Vous êtes pessimiste ou optimiste sur la situation des noirs en France dans les années à venir ?

Plutôt optimiste. Mon côté utopiste veut qu’un jour on dépassera toutes ces histoires de couleur et pourra fonctionner différemment. Dans votre précédent magazine, vous parliez de Marcus Garvey avec une tentative d’unification universelle de l’ensemble des noirs du monde entier. Résultat ? Ca a foiré, parce que ce n’est tout simplement pas possible.

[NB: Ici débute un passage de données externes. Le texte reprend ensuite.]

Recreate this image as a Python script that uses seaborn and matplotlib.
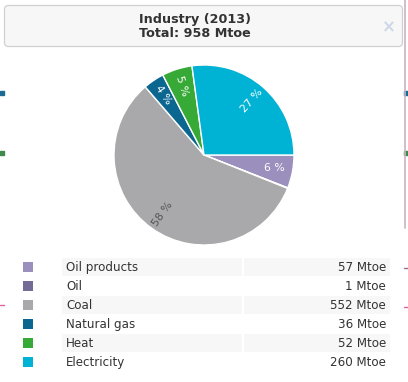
import numpy as np
import pandas as pd
import matplotlib
matplotlib.use("Agg")
import matplotlib.pyplot as plt
import seaborn as sns
from matplotlib.patches import FancyBboxPatch, Rectangle

# data
categories = ["Oil products", "Oil", "Coal", "Natural gas", "Heat", "Electricity"]
values = [57, 1, 552, 36, 52, 260]
colors = ["#9a8fbd", "#736a95", "#a9a9ab", "#0b6690", "#37a936", "#00b2d3"]
title_lines = ["Industry (2013)", "Total: 958 Mtoe"]

sns.set_style("white")
plt.rcParams["font.family"] = ["DejaVu Sans"]

W, H = 408, 382
fig = plt.figure(figsize=(W / 100, H / 100), dpi=100)
fig.patch.set_facecolor("white")

# overlay axes in pixel coordinates
bg = fig.add_axes([0, 0, 1, 1])
bg.set_xlim(0, W)
bg.set_ylim(H, 0)
bg.axis("off")

# stray bits of the chart behind the popup
bg.plot([405, 405], [0, 228], color="#c9b3c4", lw=1.2)
for y0, c in [(93, "#1a6a94"), (153, "#3f8a4a")]:
    bg.add_patch(Rectangle((0, y0 - 2), 4, 4, color=c))
    bg.add_patch(Rectangle((404, y0 - 2), 4, 4, color=c))
bg.plot([404, 408], [268, 268], color="#a06a8a", lw=1)
bg.plot([404, 408], [307, 307], color="#e060a0", lw=1)
bg.plot([0, 4], [305, 305], color="#e060a0", lw=1)

# title box
bg.add_patch(FancyBboxPatch((4.5, 5.5), 398, 41, boxstyle="round,pad=0,rounding_size=4",
                            facecolor="#f7f7f7", edgecolor="#d0d0d0", lw=0.9))
bg.text(195, 19, title_lines[0], ha="center", va="center", fontsize=9.2,
        fontweight="bold", color="#333333")
bg.text(195, 33.5, title_lines[1], ha="center", va="center", fontsize=9.2,
        fontweight="bold", color="#333333")
bg.text(389, 27, "\u00d7", ha="center", va="center", fontsize=12,
        fontweight="bold", color="#cdd7e8")

# pie
cx, cy, r = 204, 155, 90
pax = fig.add_axes([(cx - r) / W, (H - cy - r) / H, 2 * r / W, 2 * r / H])
wedges, _ = pax.pie(values, colors=colors, startangle=0, counterclock=False,
                    wedgeprops=dict(edgecolor="white", linewidth=1))
pax.set_xlim(-1, 1)
pax.set_ylim(-1, 1)
pax.set_aspect("equal")
pax.axis("off")

total = sum(values)
for w, v in zip(wedges, values):
    pct = round(v / total * 100)
    if pct < 1:
        continue
    mid = (w.theta1 + w.theta2) / 2
    mid = (mid + 180) % 360 - 180
    rot = mid
    if rot > 90:
        rot -= 180
    elif rot < -90:
        rot += 180
    if abs(rot) < 15:
        rot = 0
    x = 0.8 * np.cos(np.radians(mid))
    y = 0.8 * np.sin(np.radians(mid))
    col = "#555555" if pct > 50 else "white"
    pax.text(x, y, f"{pct} %", ha="center", va="center", rotation=rot,
             rotation_mode="anchor", fontsize=7.8, color=col)

# table
row_y = 267 + 19 * np.arange(len(categories))
for i, (name, v) in enumerate(zip(categories, values)):
    yy = row_y[i]
    if i % 2 == 0:
        bg.add_patch(Rectangle((62, yy - 9), 180, 18, facecolor="#f7f7f7", lw=0))
        bg.add_patch(Rectangle((244, yy - 9), 146, 18, facecolor="#f7f7f7", lw=0))
    bg.text(66, yy + 0.5, name, ha="left", va="center", fontsize=8.6, color="#333333")
    bg.text(386, yy + 0.5, f"{v} Mtoe", ha="right", va="center", fontsize=8.6,
            color="#333333")

legend_df = pd.DataFrame({"x": [28] * len(categories), "y": row_y, "cat": categories})
sns.scatterplot(data=legend_df, x="x", y="y", hue="cat", palette=colors,
                marker="s", s=52, linewidth=0, legend=False, ax=bg)
bg.set_xlim(0, W)
bg.set_ylim(H, 0)
bg.axis("off")

fig.savefig("out.png", dpi=100)
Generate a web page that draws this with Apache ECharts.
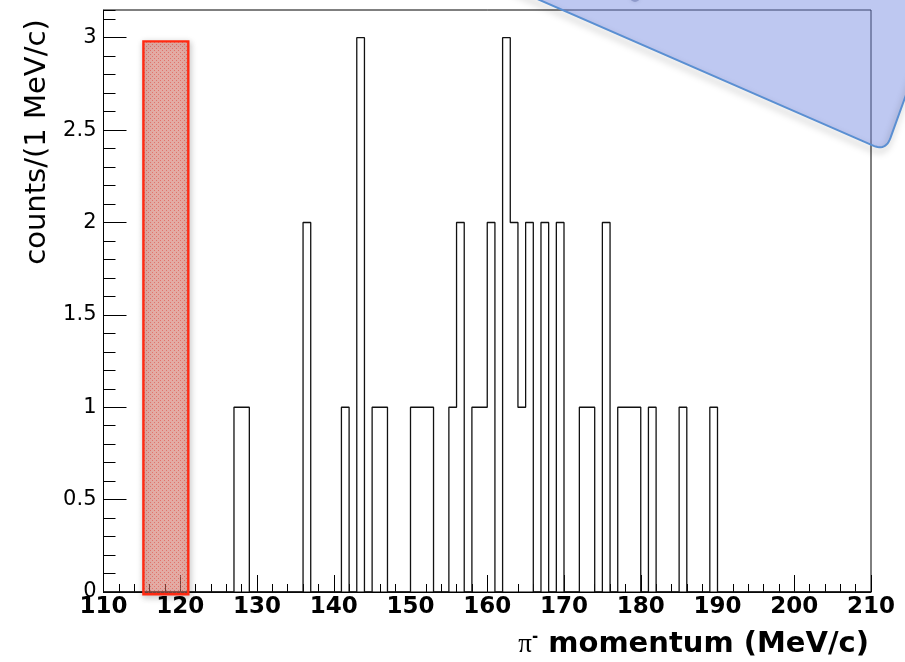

Garvey et d’autres ont essayé mais il y a trop d’intérêts divergents et sur le principe, c’est même ridicule de se dire que « parcequ’on a la même couleur de peau, on va marcher ensemble ». Même les africains eux-même ne se sont jamais dit ça, ils avaient leurs empires, leurs ethnies, leurs propres entités politiques. Ils ne se sont jamais dit « parce qu’on a la même couleur de peau, on va devenir copain » (rire).

Pour revenir aux noirs de France, je suis optimiste tout simplement parce que ces générations sont là, bien présentes et la France devra faire avec à moins de les expulser, ce qui n’est techniquement pas possible puisqu’ils sont français. L’indigène français non blanc existe et les oppositions entre citoyens finiront tot au tard par disparaitre.

Si je vous dis ROOTS…

Le livre de Paul Gilroy qui s’appelle « the black atlantic ». Dans le livre il fait un parallèle entre les « Roots » et les « Routes » et travaille sur la symbolique et les routes qui ont lié le monde de façon triangulaire depuis l’ère moderne.